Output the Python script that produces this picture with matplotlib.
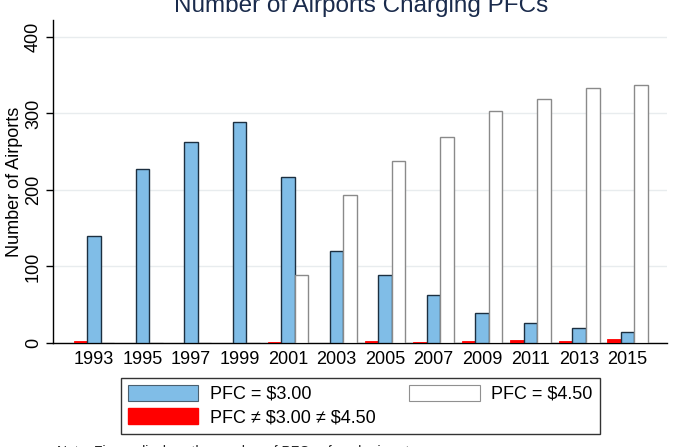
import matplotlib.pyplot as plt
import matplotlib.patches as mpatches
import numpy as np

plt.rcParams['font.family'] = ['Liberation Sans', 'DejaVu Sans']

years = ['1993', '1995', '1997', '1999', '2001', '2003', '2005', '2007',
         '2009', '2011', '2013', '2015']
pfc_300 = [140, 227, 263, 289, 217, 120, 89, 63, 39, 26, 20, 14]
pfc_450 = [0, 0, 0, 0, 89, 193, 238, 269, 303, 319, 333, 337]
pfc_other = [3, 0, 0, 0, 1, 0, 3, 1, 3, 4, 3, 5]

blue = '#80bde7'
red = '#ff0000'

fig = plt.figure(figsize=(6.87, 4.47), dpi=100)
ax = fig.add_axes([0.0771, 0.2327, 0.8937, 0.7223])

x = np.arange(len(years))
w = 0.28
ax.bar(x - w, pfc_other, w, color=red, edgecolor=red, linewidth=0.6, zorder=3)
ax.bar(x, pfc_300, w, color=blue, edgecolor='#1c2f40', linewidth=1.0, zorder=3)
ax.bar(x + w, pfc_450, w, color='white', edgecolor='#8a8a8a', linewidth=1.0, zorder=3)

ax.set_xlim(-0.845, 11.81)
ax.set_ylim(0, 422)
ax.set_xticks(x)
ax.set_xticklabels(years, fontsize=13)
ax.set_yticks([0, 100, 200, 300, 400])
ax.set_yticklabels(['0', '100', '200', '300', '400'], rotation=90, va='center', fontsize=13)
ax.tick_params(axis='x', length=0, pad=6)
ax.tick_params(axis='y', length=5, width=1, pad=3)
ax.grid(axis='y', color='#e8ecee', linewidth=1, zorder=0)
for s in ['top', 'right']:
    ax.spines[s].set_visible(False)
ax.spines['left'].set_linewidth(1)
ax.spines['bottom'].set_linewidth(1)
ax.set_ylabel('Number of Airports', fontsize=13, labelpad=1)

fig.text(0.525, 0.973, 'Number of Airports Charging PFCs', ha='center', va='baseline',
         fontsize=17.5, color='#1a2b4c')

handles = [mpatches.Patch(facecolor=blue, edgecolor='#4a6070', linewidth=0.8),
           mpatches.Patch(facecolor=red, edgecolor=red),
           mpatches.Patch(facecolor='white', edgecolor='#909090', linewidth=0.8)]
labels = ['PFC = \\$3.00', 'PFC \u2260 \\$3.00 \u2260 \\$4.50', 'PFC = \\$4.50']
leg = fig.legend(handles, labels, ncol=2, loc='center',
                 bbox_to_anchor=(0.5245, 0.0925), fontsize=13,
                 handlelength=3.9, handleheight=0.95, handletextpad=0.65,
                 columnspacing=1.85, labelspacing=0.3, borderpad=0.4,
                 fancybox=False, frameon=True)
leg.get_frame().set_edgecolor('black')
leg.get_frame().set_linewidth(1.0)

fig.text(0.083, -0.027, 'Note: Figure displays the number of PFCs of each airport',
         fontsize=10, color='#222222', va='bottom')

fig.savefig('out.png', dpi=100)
======
GIVEN EXERCISE: Your task is to restate word for word the lines from the top of the data to the line containing "ax.set_ylabel('Number of Airports', fontsize=13, labelpad=1)", both ends included, with every picture left out.

TASK SOLUTION:
Output the Python script that produces this picture with matplotlib.
import matplotlib.pyplot as plt
import matplotlib.patches as mpatches
import numpy as np

plt.rcParams['font.family'] = ['Liberation Sans', 'DejaVu Sans']

years = ['1993', '1995', '1997', '1999', '2001', '2003', '2005', '2007',
         '2009', '2011', '2013', '2015']
pfc_300 = [140, 227, 263, 289, 217, 120, 89, 63, 39, 26, 20, 14]
pfc_450 = [0, 0, 0, 0, 89, 193, 238, 269, 303, 319, 333, 337]
pfc_other = [3, 0, 0, 0, 1, 0, 3, 1, 3, 4, 3, 5]

blue = '#80bde7'
red = '#ff0000'

fig = plt.figure(figsize=(6.87, 4.47), dpi=100)
ax = fig.add_axes([0.0771, 0.2327, 0.8937, 0.7223])

x = np.arange(len(years))
w = 0.28
ax.bar(x - w, pfc_other, w, color=red, edgecolor=red, linewidth=0.6, zorder=3)
ax.bar(x, pfc_300, w, color=blue, edgecolor='#1c2f40', linewidth=1.0, zorder=3)
ax.bar(x + w, pfc_450, w, color='white', edgecolor='#8a8a8a', linewidth=1.0, zorder=3)

ax.set_xlim(-0.845, 11.81)
ax.set_ylim(0, 422)
ax.set_xticks(x)
ax.set_xticklabels(years, fontsize=13)
ax.set_yticks([0, 100, 200, 300, 400])
ax.set_yticklabels(['0', '100', '200', '300', '400'], rotation=90, va='center', fontsize=13)
ax.tick_params(axis='x', length=0, pad=6)
ax.tick_params(axis='y', length=5, width=1, pad=3)
ax.grid(axis='y', color='#e8ecee', linewidth=1, zorder=0)
for s in ['top', 'right']:
    ax.spines[s].set_visible(False)
ax.spines['left'].set_linewidth(1)
ax.spines['bottom'].set_linewidth(1)
ax.set_ylabel('Number of Airports', fontsize=13, labelpad=1)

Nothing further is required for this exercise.